Westgate Shopping Centre was a shopping mall in the Carlington neighbourhood of Ottawa, Ontario, Canada. It was located southwest of downtown, bordering Carling Avenue, Merivale Road, and Highway 417, owned by RioCan Real Estate Investment Trust.

The mall opened at 1309 Carling Avenue on May 12, 1955, and was considered Ottawa's first shopping centre. The anchor of the mall was Freiman's department store, owned by Lawrence Freiman who already had a department store on Rideau Street. In advertising for its grand opening, Westgate boasted it had parking for over 1200 cars, weather-protected shopping and music for its customers. Other stores included Steinberg's, Tip Top Tailors, a movie theater, Reitmans, Kiddytown and a branch of Royal Bank of Canada. The mall hosted a Blockbuster video store until September 30, 2011 which was known for having a heavy handed ID policy. The Royal Bank was the last remaining original tenant, before closing in 2022.

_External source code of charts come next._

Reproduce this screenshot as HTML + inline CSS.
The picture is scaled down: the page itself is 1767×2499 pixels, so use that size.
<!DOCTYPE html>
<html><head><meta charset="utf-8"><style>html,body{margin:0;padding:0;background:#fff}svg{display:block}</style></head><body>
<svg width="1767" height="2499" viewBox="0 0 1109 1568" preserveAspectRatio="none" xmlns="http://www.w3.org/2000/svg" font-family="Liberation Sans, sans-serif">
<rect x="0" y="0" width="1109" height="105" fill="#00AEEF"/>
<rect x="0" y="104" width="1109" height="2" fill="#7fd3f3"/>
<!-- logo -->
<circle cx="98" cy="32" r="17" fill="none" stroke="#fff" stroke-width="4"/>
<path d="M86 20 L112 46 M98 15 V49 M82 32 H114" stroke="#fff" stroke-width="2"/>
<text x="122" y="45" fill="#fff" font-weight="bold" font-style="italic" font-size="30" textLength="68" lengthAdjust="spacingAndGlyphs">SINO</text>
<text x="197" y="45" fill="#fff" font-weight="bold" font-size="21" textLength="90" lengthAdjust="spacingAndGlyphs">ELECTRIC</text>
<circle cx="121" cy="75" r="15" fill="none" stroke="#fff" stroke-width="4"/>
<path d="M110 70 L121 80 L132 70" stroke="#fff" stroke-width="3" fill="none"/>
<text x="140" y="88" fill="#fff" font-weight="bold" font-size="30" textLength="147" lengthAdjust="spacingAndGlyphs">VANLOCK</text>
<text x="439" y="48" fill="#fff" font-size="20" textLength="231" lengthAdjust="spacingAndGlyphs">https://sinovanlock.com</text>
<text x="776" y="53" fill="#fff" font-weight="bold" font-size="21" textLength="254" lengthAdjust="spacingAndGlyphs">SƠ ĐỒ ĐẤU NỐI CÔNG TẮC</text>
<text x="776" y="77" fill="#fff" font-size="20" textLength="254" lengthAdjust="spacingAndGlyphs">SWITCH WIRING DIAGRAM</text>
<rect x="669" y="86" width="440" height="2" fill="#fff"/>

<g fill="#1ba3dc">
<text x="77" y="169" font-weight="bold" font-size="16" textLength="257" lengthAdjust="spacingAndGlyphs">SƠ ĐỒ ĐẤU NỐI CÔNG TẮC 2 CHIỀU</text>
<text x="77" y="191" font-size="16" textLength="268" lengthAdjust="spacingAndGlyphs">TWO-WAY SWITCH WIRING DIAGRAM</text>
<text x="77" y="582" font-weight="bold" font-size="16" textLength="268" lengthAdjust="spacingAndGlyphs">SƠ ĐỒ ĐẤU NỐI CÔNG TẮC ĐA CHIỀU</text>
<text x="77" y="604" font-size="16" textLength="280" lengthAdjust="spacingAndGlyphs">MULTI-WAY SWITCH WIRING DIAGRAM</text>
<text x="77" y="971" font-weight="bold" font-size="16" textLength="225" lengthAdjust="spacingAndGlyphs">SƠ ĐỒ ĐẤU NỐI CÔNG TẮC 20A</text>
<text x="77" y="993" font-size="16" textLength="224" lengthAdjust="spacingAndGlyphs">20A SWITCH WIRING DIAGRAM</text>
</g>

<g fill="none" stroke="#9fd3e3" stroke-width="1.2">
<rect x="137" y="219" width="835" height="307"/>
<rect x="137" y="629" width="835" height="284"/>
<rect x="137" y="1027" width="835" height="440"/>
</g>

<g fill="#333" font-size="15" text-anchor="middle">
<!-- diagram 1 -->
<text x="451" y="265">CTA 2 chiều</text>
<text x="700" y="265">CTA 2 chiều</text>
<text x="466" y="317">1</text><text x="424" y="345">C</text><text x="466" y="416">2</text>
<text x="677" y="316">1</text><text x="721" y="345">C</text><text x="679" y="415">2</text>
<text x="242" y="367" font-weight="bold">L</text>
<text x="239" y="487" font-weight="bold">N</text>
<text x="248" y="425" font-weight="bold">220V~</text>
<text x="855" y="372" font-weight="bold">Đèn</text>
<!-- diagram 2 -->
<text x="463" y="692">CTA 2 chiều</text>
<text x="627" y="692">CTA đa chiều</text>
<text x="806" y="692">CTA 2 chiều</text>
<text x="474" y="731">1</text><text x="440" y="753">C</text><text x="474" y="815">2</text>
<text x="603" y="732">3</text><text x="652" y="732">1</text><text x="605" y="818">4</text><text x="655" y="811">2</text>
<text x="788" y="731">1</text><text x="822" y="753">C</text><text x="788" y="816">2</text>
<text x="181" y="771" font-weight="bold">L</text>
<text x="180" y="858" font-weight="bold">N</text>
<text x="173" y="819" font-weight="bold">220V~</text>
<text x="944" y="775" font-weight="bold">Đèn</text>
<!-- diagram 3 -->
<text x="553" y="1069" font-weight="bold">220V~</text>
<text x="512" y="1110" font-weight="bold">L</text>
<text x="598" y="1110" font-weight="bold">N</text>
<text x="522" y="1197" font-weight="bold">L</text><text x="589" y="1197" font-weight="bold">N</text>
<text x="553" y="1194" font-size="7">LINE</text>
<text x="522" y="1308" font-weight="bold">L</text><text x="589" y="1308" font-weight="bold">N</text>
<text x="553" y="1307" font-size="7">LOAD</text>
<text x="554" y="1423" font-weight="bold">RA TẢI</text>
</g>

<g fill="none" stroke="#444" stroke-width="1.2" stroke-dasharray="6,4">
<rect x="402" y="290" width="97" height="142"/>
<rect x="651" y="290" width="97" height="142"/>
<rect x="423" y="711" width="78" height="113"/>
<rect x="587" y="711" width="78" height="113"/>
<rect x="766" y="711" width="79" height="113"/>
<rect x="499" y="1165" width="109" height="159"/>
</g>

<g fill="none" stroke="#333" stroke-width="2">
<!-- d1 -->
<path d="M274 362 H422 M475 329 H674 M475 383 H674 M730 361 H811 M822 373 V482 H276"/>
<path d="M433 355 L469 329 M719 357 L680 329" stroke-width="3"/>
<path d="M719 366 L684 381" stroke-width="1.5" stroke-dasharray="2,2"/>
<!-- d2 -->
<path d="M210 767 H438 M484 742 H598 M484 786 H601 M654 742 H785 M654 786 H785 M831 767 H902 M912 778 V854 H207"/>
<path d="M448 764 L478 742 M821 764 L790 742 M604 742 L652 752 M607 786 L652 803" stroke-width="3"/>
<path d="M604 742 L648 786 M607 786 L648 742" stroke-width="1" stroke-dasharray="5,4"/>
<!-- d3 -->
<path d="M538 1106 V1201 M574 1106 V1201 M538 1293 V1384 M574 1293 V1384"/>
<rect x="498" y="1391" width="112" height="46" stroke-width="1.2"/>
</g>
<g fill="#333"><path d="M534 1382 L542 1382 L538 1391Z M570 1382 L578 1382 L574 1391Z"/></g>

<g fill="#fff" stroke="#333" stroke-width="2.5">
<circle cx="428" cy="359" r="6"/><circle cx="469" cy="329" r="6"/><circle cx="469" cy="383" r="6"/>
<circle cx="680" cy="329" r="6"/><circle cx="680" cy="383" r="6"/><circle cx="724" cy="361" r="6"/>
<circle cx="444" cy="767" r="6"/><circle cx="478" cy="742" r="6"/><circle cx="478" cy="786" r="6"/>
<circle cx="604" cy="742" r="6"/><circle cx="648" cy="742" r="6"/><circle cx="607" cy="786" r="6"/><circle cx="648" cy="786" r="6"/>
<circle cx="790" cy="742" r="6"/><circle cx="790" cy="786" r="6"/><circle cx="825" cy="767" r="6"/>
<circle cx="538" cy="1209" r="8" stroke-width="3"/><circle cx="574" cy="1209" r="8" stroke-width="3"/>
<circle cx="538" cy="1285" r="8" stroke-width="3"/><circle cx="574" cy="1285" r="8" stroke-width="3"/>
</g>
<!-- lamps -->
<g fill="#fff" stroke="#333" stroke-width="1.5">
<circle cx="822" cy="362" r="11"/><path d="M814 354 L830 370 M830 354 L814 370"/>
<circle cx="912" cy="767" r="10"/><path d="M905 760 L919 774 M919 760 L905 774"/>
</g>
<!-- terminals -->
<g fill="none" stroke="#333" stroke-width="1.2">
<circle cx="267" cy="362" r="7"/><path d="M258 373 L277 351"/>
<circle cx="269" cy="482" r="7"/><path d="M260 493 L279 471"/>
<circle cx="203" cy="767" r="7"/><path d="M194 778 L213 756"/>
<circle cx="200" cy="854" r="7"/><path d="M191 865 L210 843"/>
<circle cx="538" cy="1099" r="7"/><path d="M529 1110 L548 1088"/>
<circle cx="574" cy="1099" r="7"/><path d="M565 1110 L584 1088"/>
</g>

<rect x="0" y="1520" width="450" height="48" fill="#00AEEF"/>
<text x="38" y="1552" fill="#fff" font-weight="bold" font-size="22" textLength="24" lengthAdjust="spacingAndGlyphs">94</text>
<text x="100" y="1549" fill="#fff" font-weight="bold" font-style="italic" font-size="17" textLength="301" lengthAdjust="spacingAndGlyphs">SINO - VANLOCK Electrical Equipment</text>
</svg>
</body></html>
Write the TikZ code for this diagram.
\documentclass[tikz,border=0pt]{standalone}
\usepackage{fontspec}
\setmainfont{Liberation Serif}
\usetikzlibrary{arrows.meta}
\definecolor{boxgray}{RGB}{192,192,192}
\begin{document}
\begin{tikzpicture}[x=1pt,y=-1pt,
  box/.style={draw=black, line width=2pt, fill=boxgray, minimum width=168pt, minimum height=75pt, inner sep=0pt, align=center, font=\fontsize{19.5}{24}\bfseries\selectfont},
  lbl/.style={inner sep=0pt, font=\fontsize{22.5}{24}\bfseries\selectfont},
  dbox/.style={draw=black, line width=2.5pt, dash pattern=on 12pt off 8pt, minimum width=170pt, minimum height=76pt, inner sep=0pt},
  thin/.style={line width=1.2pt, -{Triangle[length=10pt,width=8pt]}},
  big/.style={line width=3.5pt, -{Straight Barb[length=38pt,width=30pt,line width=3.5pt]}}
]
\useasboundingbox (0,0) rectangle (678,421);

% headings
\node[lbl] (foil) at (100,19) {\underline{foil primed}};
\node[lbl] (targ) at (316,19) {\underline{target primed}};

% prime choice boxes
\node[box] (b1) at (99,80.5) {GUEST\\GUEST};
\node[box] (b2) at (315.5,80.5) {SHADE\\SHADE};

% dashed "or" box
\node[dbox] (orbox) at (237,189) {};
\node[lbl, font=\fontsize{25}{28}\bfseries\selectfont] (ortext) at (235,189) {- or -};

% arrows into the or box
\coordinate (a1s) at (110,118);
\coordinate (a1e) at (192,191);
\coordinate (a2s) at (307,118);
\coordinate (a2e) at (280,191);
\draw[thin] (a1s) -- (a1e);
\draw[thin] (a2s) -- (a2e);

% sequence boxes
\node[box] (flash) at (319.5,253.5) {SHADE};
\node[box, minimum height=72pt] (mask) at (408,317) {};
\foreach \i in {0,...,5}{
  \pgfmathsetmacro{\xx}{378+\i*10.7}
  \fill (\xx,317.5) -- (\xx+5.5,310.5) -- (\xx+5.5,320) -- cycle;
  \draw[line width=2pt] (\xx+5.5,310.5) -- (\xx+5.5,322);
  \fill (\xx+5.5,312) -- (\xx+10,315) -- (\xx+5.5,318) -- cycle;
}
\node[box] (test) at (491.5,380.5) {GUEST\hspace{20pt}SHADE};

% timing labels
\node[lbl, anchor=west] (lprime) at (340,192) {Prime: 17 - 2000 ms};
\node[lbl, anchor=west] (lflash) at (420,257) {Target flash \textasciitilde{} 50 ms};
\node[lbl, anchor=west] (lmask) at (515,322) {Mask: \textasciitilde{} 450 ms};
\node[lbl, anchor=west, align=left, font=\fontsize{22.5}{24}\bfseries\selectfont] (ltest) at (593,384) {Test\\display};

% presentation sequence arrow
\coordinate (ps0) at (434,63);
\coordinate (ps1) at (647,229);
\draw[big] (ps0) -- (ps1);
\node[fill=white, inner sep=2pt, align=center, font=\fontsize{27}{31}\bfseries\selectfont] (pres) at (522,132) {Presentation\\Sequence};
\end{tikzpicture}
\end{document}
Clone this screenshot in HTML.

A proposed redevelopment plans to have the mall demolished and replaced in phases with high-rise commercial and residential buildings. The first phase began in November 2019 with the demolition of Monkey Joe's Restaurant on the south-east corner of the property. All remaining stores in the mall, except current anchor tenant Shoppers Drug Mart, closed on October 31, 2025.

Demolition of the property began in April 2026, and is expected to be completed by June 2026.